Os longos arrazoados jurídicos, bem que muito comuns outrora, não se podem hoje sofrer. É que a angústia do tempo retirou aos espíritos o ócio indispensável às extensas leituras. Além disso — e não há supor atrevimento onde só a verdade discreteia —, escrever alguém muito e prolixamente é aventurar-se a não ser lido sequer por aquele que, primeiro que julgue o réu, está na obrigação de ouvi-lo: o juiz da causa.
A razão disto no-la deu o clássico Manuel Bernardes: “Memoriais longos e compostos até a Deus desagradam”[17].
Notas
[1] Lourenço Trigo de Loureiro, Teoria do Processo, 1850, p. 91.
[2] Barão de Ramalho, Postilas de Prática, 1872, p. 86.
[3] Ernesto Carneiro Ribeiro, Serões Gramaticais, 1955, p. 797.
[4] Instituições Oratórias, 1790, t. II, p. 48; trad. Jerônimo Soares Barbosa.
[5] “Considera-se inepta a petição inicial quando da narração dos fatos não decorrer logicamente a conclusão” (art. 295, parág. único, nº II, do Cód. Proc. Civil).
[6] Cf. Napoleão Mendes de Almeida, Gramática Metódica da Língua Portuguesa, 29a. ed., p. 174.
[7] Vem aqui a talho de foice a lição de Eliasar Rosa: “Em meritíssimo (forma de tratamento reservada aos juízes) o grau superlativo comunica à forma de tratamento um acentuado teor de respeitabilidade, de reverência e, mesmo, de solenidade que deve cercar a pessoa do magistrado, em obséquio de suas funções. Evite-se o meretíssimo de certas petições. E, muito mais, evitem-se o meretríssimo e o meritríssimo dos leigos” (Os Cem Erros mais Comuns nas Petições, 1a. ed., p. 54). Advogado houve que, num petitório, chamou de meritríssimo o juiz. Ao que este despachou: “O requerente trocou o repetido tratamento vestibular por um prostibular. Volte-lhe portanto o processo, para que nele fale com o acatamento que se deve a um juiz e com o respeito devido à nobre profissão dos advogados” (Fernando Caldeira de Andrada, O Pitoresco na Advocacia, 1a. ed., p. 178).
[8] Teoria e Prática do “Habeas Corpus”, 1961, p. 409.

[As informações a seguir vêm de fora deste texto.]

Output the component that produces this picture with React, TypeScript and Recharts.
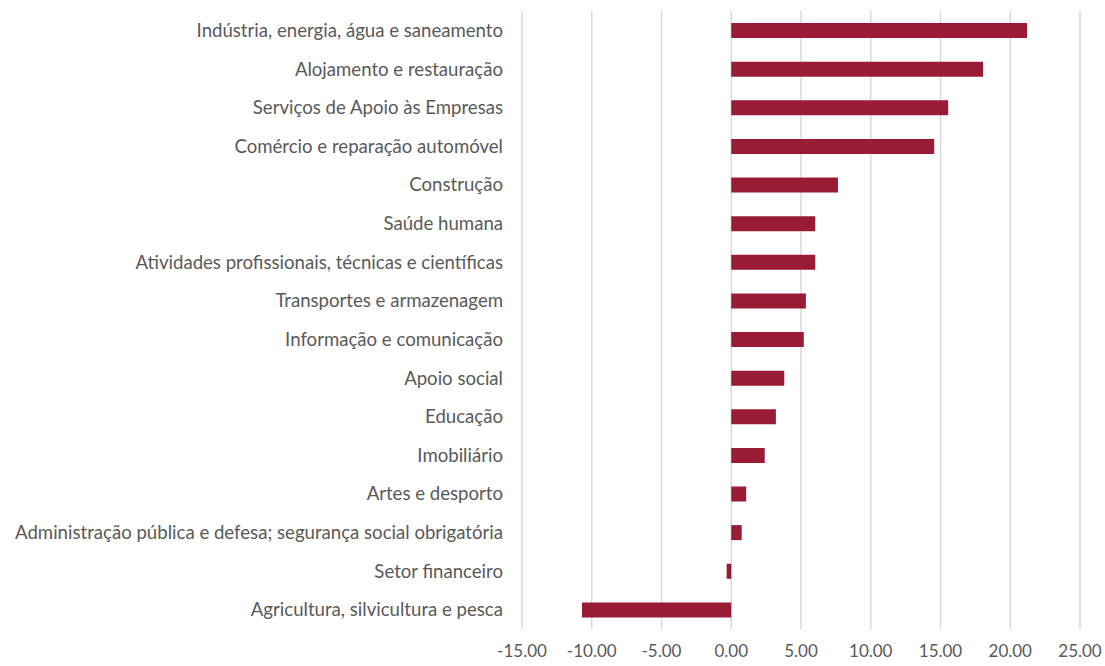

[9] Art. 15 do Código de Processo Civil.
[10] Berilo Neves; apud Folco Masucci, Dicionário Humorístico, 2a. ed., p. 134. Igualmente faz ao propósito aquilo do discreto Francisco Manuel de Melo: “O mais terrível artifício que inventou a malícia é ofender com louvores” (Apólogos Dialogais, 1920, p. 82).
[11] Cf. Revista da Academia Paulista de Direito, 1973, nº 2, p. 18.
[12] Henrique Ferri, Discursos de Defesa, 5a. ed., p. 10; trad. Fernando de Miranda.
[13] Eliézer Rosa, Novo Dicionário de Processo Civil, 1986, p. 46.
[14] Idem, A Voz da Toga, 1983.
[15] William Shakespeare, Hamlet, ato II, cena II; trad. Carlos Alberto Nunes.
[16] Arte Poética, v. 355. Em vulgar: Sê breve e agradarás.
[17] Nova Floresta, 1726, t. IV, p. 420.